North Korea's Kim Jong Un appears to have made good on his promise to tear down the "eyesore" of a monument that once symbolized his regime's acceptance of eventual unification on the Korean Peninsula.
Photographs captured by U.S.-based imagery provider Planet Labs showed the 100-foot Arch of Reunification to be absent on Tuesday from Tongil (Unification) Street in southwest Pyongyang, according to the specialist website NK News.
Last week, the monument erected in 2001 by Kim's father, Kim Jong Il, was marked for demolition—part of the supreme leader's recent push to remove public symbols of the North and South's fractious ties.
Some observers say inter-Korean relations are at their most dangerous state in decades amid Kim's repeated missile tests and bold nuclear saber-rattling.
Newsweek was unable to independently verify whether the unification arch had been removed. The North Korean Embassy in Bejing did not immediately respond to a written request for comment.
Speaking earlier this month at North Korea's Supreme People's Assembly, its rubber-stamp legislature, the 40-year-old Kim called the monument an "eyesore" that had to be "completely removed...to completely eliminate such concepts as 'reunification,' 'reconciliation' and 'fellow countrymen' from the national history of our republic," the state-run Korean Central News Agency said.
This week, Pyongyang released a set of new propaganda posters attacking the United States and U.S. treaty ally South Korea.
Since Monday, North Korea watchers have noticed a number of the country's websites going offline, raising speculation the country was reducing or revamping its online presence.
Meanwhile, the suspected demolition of the monument suggested Kim was determined to alter his government's internal and external messaging regarding future relations with Seoul.

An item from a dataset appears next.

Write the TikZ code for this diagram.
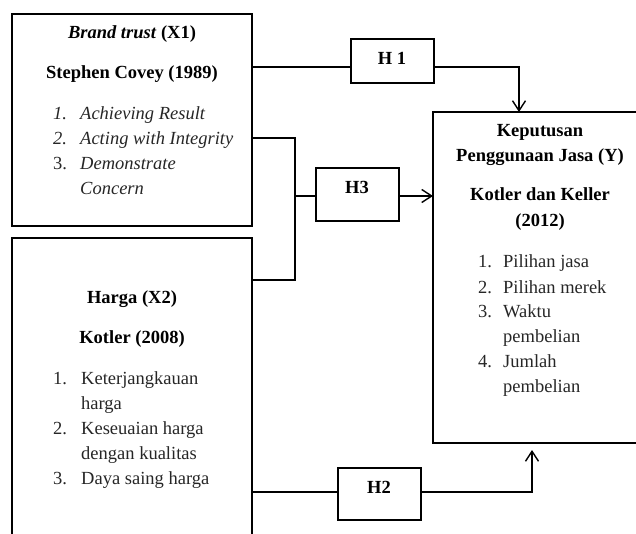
\documentclass[tikz,border=0pt]{standalone}
\usepackage{fontspec}
\setmainfont{Liberation Serif}
\usetikzlibrary{arrows.meta}
\definecolor{listcol}{RGB}{38,38,38}
\begin{document}
\begin{tikzpicture}[x=1pt,y=-1pt,
  box/.style={draw, line width=2pt, inner sep=0pt, outer sep=0pt, anchor=north west},
  hbox/.style={draw, line width=1.4pt, inner sep=0pt, outer sep=0pt, anchor=north west},
  conn/.style={line width=1.4pt},
  arr/.style={conn, -{Straight Barb[length=10pt,width=13pt,line width=1.4pt]}},
  ttl/.style={font=\fontsize{18.5}{22}\selectfont\bfseries, anchor=base, inner sep=0pt},
  itm/.style={font=\fontsize{18.5}{22}\selectfont, text=listcol, anchor=base west, inner sep=0pt},
]
\useasboundingbox (0,0) rectangle (636,534);
\clip (0,0) rectangle (636,534);

% boxes
\node[box, minimum width=240pt, minimum height=212pt] (x1) at (12,14) {};
\node[box, minimum width=240pt, minimum height=330pt] (x2) at (12,238) {};
\node[box, minimum width=215pt, minimum height=331pt] (y) at (433,112) {};
\node[hbox, minimum width=83pt, minimum height=44pt] (h1) at (351,39) {};
\node[hbox, minimum width=83pt, minimum height=53pt] (h3) at (316,168) {};
\node[hbox, minimum width=83pt, minimum height=52pt] (h2) at (338,468) {};

% H labels
\node[ttl] (h1t) at (392,65) {H 1};
\node[ttl] (h3t) at (357,194) {H3};
\node[ttl] (h2t) at (379,493) {H2};

% X1 texts
\node[ttl] (x1a) at (132,39) {\textit{Brand trust} (X1)};
\node[ttl] (x1b) at (132,79) {Stephen Covey (1989)};
\node[itm] (x1n1) at (53,120) {\textit{1.}};
\node[itm] (x1i1) at (80,120) {\textit{Achieving Result}};
\node[itm] (x1n2) at (53,145) {\textit{2.}};
\node[itm] (x1i2) at (80,145) {\textit{Acting with Integrity}};
\node[itm] (x1n3) at (53,170) {3.};
\node[itm] (x1i3) at (80,170) {\textit{Demonstrate}};
\node[itm] (x1i3b) at (80,195) {\textit{Concern}};

% X2 texts
\node[ttl] (x2a) at (132,303) {Harga (X2)};
\node[ttl] (x2b) at (132,343) {Kotler (2008)};
\node[itm] (x2n1) at (53,384) {1.};
\node[itm] (x2i1) at (81,384) {Keterjangkauan};
\node[itm] (x2i1b) at (81,409) {harga};
\node[itm] (x2n2) at (53,434) {2.};
\node[itm] (x2i2) at (81,434) {Keseuaian harga};
\node[itm] (x2i2b) at (81,459) {dengan kualitas};
\node[itm] (x2n3) at (53,484) {3.};
\node[itm] (x2i3) at (81,484) {Daya saing harga};

% Y texts
\node[ttl] (ya) at (540,137) {Keputusan};
\node[ttl] (yb) at (540,162) {Penggunaan Jasa (Y)};
\node[ttl] (yc) at (540,201) {Kotler dan Keller};
\node[ttl] (yd) at (540,227) {(2012)};
\node[itm] (yn1) at (478,268) {1.};
\node[itm] (yi1) at (503,268) {Pilihan jasa};
\node[itm] (yn2) at (478,293) {2.};
\node[itm] (yi2) at (503,293) {Pilihan merek};
\node[itm] (yn3) at (478,317) {3.};
\node[itm] (yi3) at (503,317) {Waktu};
\node[itm] (yi3b) at (503,342) {pembelian};
\node[itm] (yn4) at (478,367) {4.};
\node[itm] (yi4) at (503,367) {Jumlah};
\node[itm] (yi4b) at (503,392) {pembelian};

% connectors
\coordinate (j3) at (295,196);
\coordinate (h2up) at (532,450);
\draw[conn] (x1.east |- 0,67) -- (h1.west |- 0,67);
\draw[arr] (h1.east |- 0,67) -| (y.north -| 519,0);
\draw[conn] (x1.east |- 0,138) -| (j3) |- (x2.east |- 0,280);
\draw[conn] (j3) -- (h3.west |- j3);
\draw[arr] (h3.east |- j3) -- (y.west |- j3);
\draw[conn] (x2.east |- 0,492) -- (h2.west |- 0,492);
\draw[arr] (h2.east |- 0,492) -| (h2up);
\end{tikzpicture}
\end{document}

Kim told the parliament that unification with South Korea was no longer possible, calling for the country's constitution to be amended to define the South as its "principal enemy."
In addition, the assembly announced it was abolishing three agencies that had helped facilitate inter-Korean cooperation, all but ending any possibility of reconciliation in the process.
North-South relations have undergone a hard about-face since the fragile era of improved engagement from 2018-2020, a period that saw more public steps toward eventual reconciliation, including an agreement to ease tensions along their shared military demarcation line and an initial plan to jointly host the Olympic Games.
However, the situation on the peninsula is now nearing boiling point, with analysts at Stimson Center-affiliated 38 North predicting major hostilities not seen since the Korean War of the 1950s.
In a report published earlier this month, they said the current policy of strategic deterrence maintained by Washington and its allies had failed, and that Kim's confidence in his regime's growing capabilities would result in a dangerous escalatory pattern of behavior.
The North's recent escalations include ongoing missile tests, such as last month's launch of the Hwasong-18—an intercontinental ballistic missile it says is capable of delivering a nuclear strike on the continental U.S.—and the launch this month of an intermediate-range missile Pyongyang alleged was equipped with a hypersonic warhead.
On Wednesday, the South Korean military's joint chiefs of staff said the North had fired multiple cruise missiles toward the Yellow Sea from the peninsula's west coast.
The Pentagon was "monitoring these activities," a spokesperson told Newsweek on Thursday.
"We will continue to work with the both the ROK and Japanese governments to address the threats posed by the DPRK," the spokesperson said, referring to the Republic of Korea and the Democratic People's Republic of Korea.
Early this month, Seoul said North Korean forces fired hundreds of live artillery shells over multiple days near their shared maritime border, prompting evacuation orders on a pair of South Korean islands.
Update: 1/25/24, 2:30 a.m. ET: This article has been updated with a comment from the the U.S. Department of Defense.